— START —

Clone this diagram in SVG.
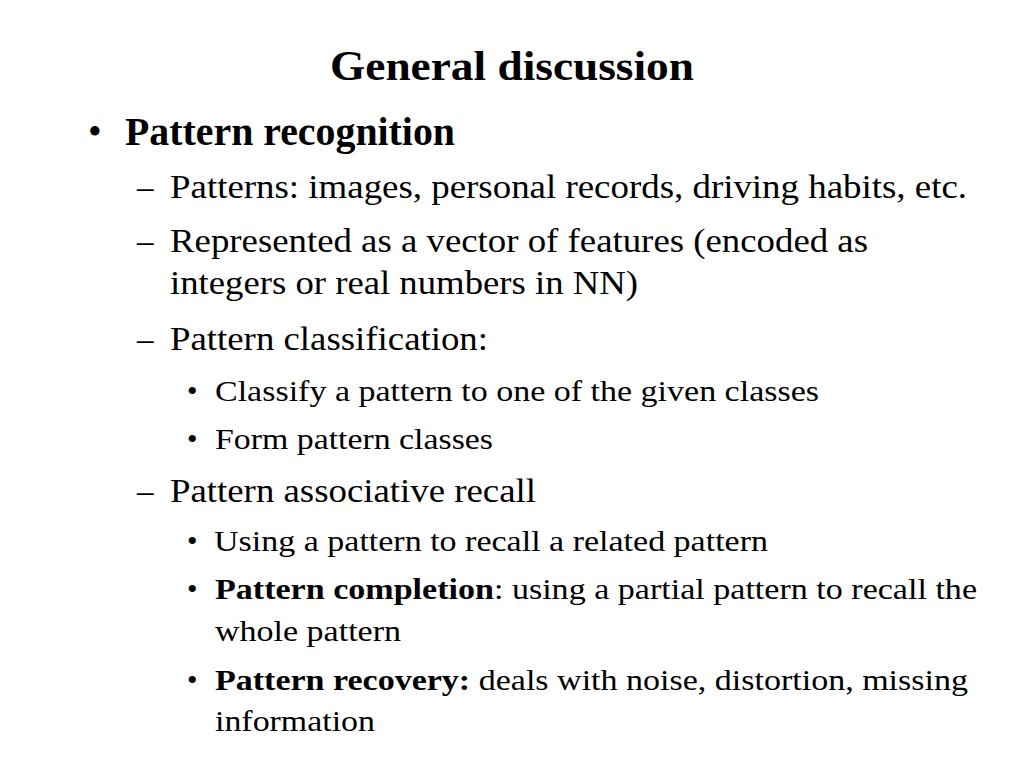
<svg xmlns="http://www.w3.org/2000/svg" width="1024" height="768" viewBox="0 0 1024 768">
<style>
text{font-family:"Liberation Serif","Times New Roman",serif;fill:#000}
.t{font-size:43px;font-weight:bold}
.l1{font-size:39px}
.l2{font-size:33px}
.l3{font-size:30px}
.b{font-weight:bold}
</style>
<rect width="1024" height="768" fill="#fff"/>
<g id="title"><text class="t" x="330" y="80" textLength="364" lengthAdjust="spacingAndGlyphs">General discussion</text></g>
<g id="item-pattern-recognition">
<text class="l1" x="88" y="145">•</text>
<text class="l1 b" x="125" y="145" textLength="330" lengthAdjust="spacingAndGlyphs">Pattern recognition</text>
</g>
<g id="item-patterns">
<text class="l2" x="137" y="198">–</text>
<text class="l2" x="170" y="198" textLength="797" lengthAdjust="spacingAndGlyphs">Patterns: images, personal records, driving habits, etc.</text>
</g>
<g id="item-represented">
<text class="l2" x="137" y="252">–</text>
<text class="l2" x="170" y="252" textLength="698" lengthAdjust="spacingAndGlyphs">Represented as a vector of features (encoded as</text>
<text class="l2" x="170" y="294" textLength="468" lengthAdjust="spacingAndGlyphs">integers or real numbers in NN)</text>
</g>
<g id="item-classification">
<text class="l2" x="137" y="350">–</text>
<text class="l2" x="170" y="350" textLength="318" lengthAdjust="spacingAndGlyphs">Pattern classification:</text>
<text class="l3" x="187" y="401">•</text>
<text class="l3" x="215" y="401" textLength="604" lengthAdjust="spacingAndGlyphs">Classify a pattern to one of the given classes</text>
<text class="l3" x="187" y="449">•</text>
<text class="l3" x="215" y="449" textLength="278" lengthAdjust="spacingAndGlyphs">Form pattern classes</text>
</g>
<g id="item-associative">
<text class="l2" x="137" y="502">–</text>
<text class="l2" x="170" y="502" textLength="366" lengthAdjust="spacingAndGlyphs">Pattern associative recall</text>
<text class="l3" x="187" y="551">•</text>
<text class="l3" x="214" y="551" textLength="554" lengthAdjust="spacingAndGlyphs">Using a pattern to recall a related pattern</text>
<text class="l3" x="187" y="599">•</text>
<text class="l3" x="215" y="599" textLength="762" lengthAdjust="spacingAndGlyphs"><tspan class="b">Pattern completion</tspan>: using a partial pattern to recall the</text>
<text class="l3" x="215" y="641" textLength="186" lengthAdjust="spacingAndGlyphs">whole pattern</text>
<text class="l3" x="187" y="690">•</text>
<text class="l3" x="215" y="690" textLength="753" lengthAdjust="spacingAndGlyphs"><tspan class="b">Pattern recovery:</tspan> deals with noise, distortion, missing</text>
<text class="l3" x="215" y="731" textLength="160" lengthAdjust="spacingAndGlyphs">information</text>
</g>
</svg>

— END —

WRITTEN TASK ▸
Leave out the pictures and print every line of the data exactly.

TASK RESULT ▸
Clone this diagram in SVG.
<svg xmlns="http://www.w3.org/2000/svg" width="1024" height="768" viewBox="0 0 1024 768">
<style>
text{font-family:"Liberation Serif","Times New Roman",serif;fill:#000}
.t{font-size:43px;font-weight:bold}
.l1{font-size:39px}
.l2{font-size:33px}
.l3{font-size:30px}
.b{font-weight:bold}
</style>
<rect width="1024" height="768" fill="#fff"/>
<g id="title"><text class="t" x="330" y="80" textLength="364" lengthAdjust="spacingAndGlyphs">General discussion</text></g>
<g id="item-pattern-recognition">
<text class="l1" x="88" y="145">•</text>
<text class="l1 b" x="125" y="145" textLength="330" lengthAdjust="spacingAndGlyphs">Pattern recognition</text>
</g>
<g id="item-patterns">
<text class="l2" x="137" y="198">–</text>
<text class="l2" x="170" y="198" textLength="797" lengthAdjust="spacingAndGlyphs">Patterns: images, personal records, driving habits, etc.</text>
</g>
<g id="item-represented">
<text class="l2" x="137" y="252">–</text>
<text class="l2" x="170" y="252" textLength="698" lengthAdjust="spacingAndGlyphs">Represented as a vector of features (encoded as</text>
<text class="l2" x="170" y="294" textLength="468" lengthAdjust="spacingAndGlyphs">integers or real numbers in NN)</text>
</g>
<g id="item-classification">
<text class="l2" x="137" y="350">–</text>
<text class="l2" x="170" y="350" textLength="318" lengthAdjust="spacingAndGlyphs">Pattern classification:</text>
<text class="l3" x="187" y="401">•</text>
<text class="l3" x="215" y="401" textLength="604" lengthAdjust="spacingAndGlyphs">Classify a pattern to one of the given classes</text>
<text class="l3" x="187" y="449">•</text>
<text class="l3" x="215" y="449" textLength="278" lengthAdjust="spacingAndGlyphs">Form pattern classes</text>
</g>
<g id="item-associative">
<text class="l2" x="137" y="502">–</text>
<text class="l2" x="170" y="502" textLength="366" lengthAdjust="spacingAndGlyphs">Pattern associative recall</text>
<text class="l3" x="187" y="551">•</text>
<text class="l3" x="214" y="551" textLength="554" lengthAdjust="spacingAndGlyphs">Using a pattern to recall a related pattern</text>
<text class="l3" x="187" y="599">•</text>
<text class="l3" x="215" y="599" textLength="762" lengthAdjust="spacingAndGlyphs"><tspan class="b">Pattern completion</tspan>: using a partial pattern to recall the</text>
<text class="l3" x="215" y="641" textLength="186" lengthAdjust="spacingAndGlyphs">whole pattern</text>
<text class="l3" x="187" y="690">•</text>
<text class="l3" x="215" y="690" textLength="753" lengthAdjust="spacingAndGlyphs"><tspan class="b">Pattern recovery:</tspan> deals with noise, distortion, missing</text>
<text class="l3" x="215" y="731" textLength="160" lengthAdjust="spacingAndGlyphs">information</text>
</g>
</svg>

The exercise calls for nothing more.